Александр Багилачев: Да знаешь, я дышу и душу не душу. Я стараюсь не врать ни в песнях, ни в жизни, я стараюсь не предать любовь. Это самая страшная потеря - потеря любви, любви к миру, к себе, к людям, к жизни. Я это только обретаю. Я жил всю жизнь больным человеком, темным, слепым, глухим. Я очень много не понимал. И вот я просто понимаю тех людей, которые занимаются музыкой.
Борис Юхананов: А встречались ли тебе гении-разрушите-ли? Которые на вопрос: имеешь ли право? - могут ответить: нет, не имею, но могу. И разрушает он гениально. И может быть, в этом разрушении он открывает какую-то жизнь?
Александр Багилачев: Любое разрушение естественно. Истина рождается как еретик, а умирает как предрассудок. И этот предрассудок иногда нужно разрушать. Я убежден, что человек, имеет ли он право на разрушение или даже не имеет, он наверняка разрушает предрассудок. Ни один нормальный человек не станет разрушать ту или иную истину, не станет топтать росток. Сухие деревья он будет действительно обрубать, чтобы дать дорогу новым.
Борис Юхананов: Он может уничтожить себя как предрассудок?
Александр Багилачев: Понимаешь, в конце жизни каждый уничтожает себя как предрассудок.
Борис Юхананов: Все-таки ты рассказываешь бой. Если он идет… что будет дальше?
Александр Багилачев: Если пользоваться сравнением с боем, каждый находится на линии фронта, буквально, действительно на передовой. Каждый музыкант находится так или иначе на передовой. Но самое главное - не быть слепым и не ждать ни от кого приказов. Ты можешь сидеть в окопе, и все уйдут вперед, а ты все будешь ждать приказа. Каждый должен сам себе скомандовать: вперед! в атаку! А для того, чтобы атаковать, надо знать, куда бежать, нужно знать цель. Видеть реальную цель, которую ты должен поразить. Но, конечно, у всех свои функции, свои задачи - есть саперы панк-рока, есть гусары, есть пехота, есть истребители, есть бомбардировщики. И единого фронта быть не должно. И поэтому я не считаю, что все должны заниматься тем, чем я или Борис Гребенщиков. Таким образом мы просто оголим остальные участки фронта.
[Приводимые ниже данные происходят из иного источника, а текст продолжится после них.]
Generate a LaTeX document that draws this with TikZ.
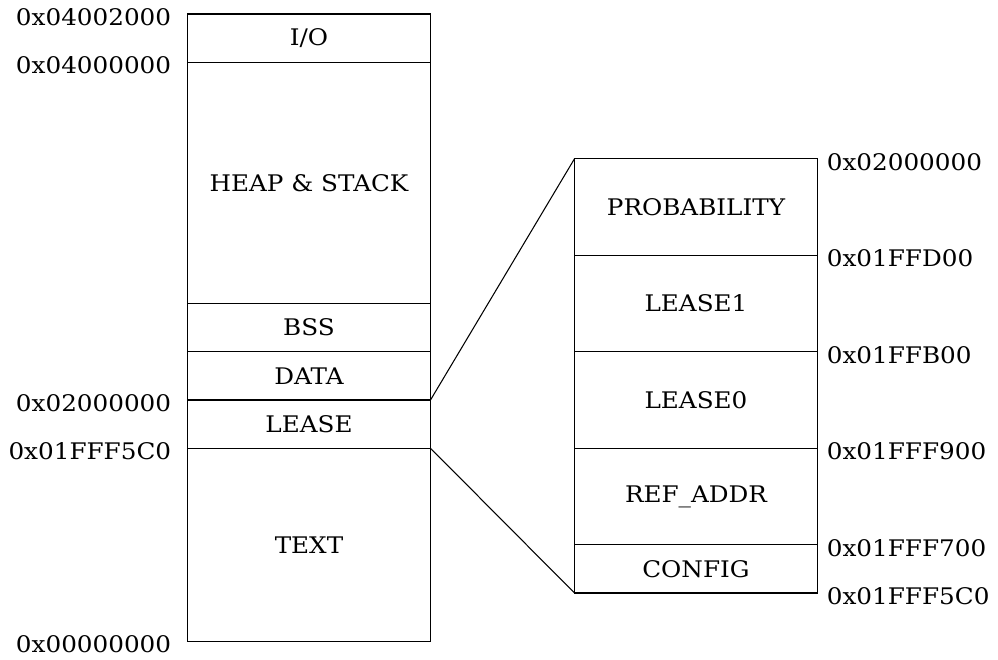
\documentclass[tikz,border=0pt]{standalone}
\usepackage{fontspec}
\setmainfont{DejaVu Serif}[FakeStretch=1.08]
\usetikzlibrary{positioning}

\begin{document}
\begin{tikzpicture}[x=1cm,y=1cm, every node/.style={font=\fontsize{13}{15}\selectfont, align=center},
    seg/.style={draw, line width=0.6pt, minimum width=4.86cm, inner sep=0pt, outer sep=0pt},
    addrL/.style={anchor=east, inner sep=0pt, xshift=-0.32cm, yshift=-0.06cm},
    addrR/.style={anchor=west, inner sep=0pt, xshift=0.18cm, yshift=-0.06cm}]
  \useasboundingbox (0,0) rectangle (19.96,13.18);
  % whole memory map
  \node[seg, minimum height=0.965cm] (io) at (6.18,12.4175) {I/O};
  \node[seg, minimum height=4.825cm, below=0pt of io] (heap) {HEAP \& STACK};
  \node[seg, minimum height=0.965cm, below=0pt of heap] (bss) {BSS};
  \node[seg, minimum height=0.965cm, below=0pt of bss] (data) {DATA};
  \node[seg, minimum height=0.965cm, below=0pt of data] (lease) {LEASE};
  \node[seg, minimum height=3.86cm, below=0pt of lease] (text) {TEXT};
  % lease region, zoomed in
  \node[seg, minimum height=1.93cm] (prob) at (13.92,9.04) {PROBABILITY};
  \node[seg, minimum height=1.93cm, below=0pt of prob] (lease1) {LEASE1};
  \node[seg, minimum height=1.93cm, below=0pt of lease1] (lease0) {LEASE0};
  \node[seg, minimum height=1.93cm, below=0pt of lease0] (refaddr) {REF\_ADDR};
  \node[seg, minimum height=0.965cm, below=0pt of refaddr] (config) {CONFIG};
  \draw[line width=0.6pt] (lease.north east) -- (prob.north west);
  \draw[line width=0.6pt] (lease.south east) -- (config.south west);
  % addresses
  \node[addrL] (aIOtop) at (io.north west) {0x04002000};
  \node[addrL] (aIObot) at (io.south west) {0x04000000};
  \node[addrL] (aLtop) at (lease.north west) {0x02000000};
  \node[addrL] (aLbot) at (lease.south west) {0x01FFF5C0};
  \node[addrL] (aZero) at (text.south west) {0x00000000};
  \node[addrR] (rProb) at (prob.north east) {0x02000000};
  \node[addrR] (rL1) at (prob.south east) {0x01FFD00};
  \node[addrR] (rL0) at (lease1.south east) {0x01FFB00};
  \node[addrR] (rRef) at (lease0.south east) {0x01FFF900};
  \node[addrR] (rCfg) at (refaddr.south east) {0x01FFF700};
  \node[addrR] (rEnd) at (config.south east) {0x01FFF5C0};
\end{tikzpicture}
\end{document}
Но речь идет о том, чтобы все-таки держаться этой линии фронта, видеть пред собой цель и не сидеть в окопе.
Борис Юхананов.‘Ты хочешь быть с гитарой или с группой?
Александр Багилачев: Я не могу решить сейчас, нужно ли мне создавать группу. Из кого? Я не могу делать это формально, не в туристическую поездку собираемся. Лично у меня нет таких людей, они ко мне как-то не пришли. Если появятся, я скажу - очень хорошо, если придет человек и сыграет так, что я почувствую, что он меня понял душой, у него душа в унисон с моей. Если получится, я буду рад, это будет богаче… Если будут друзья и они будут любить то же самое, значит, мы будем сильнее. Но я могу петь с гитарой.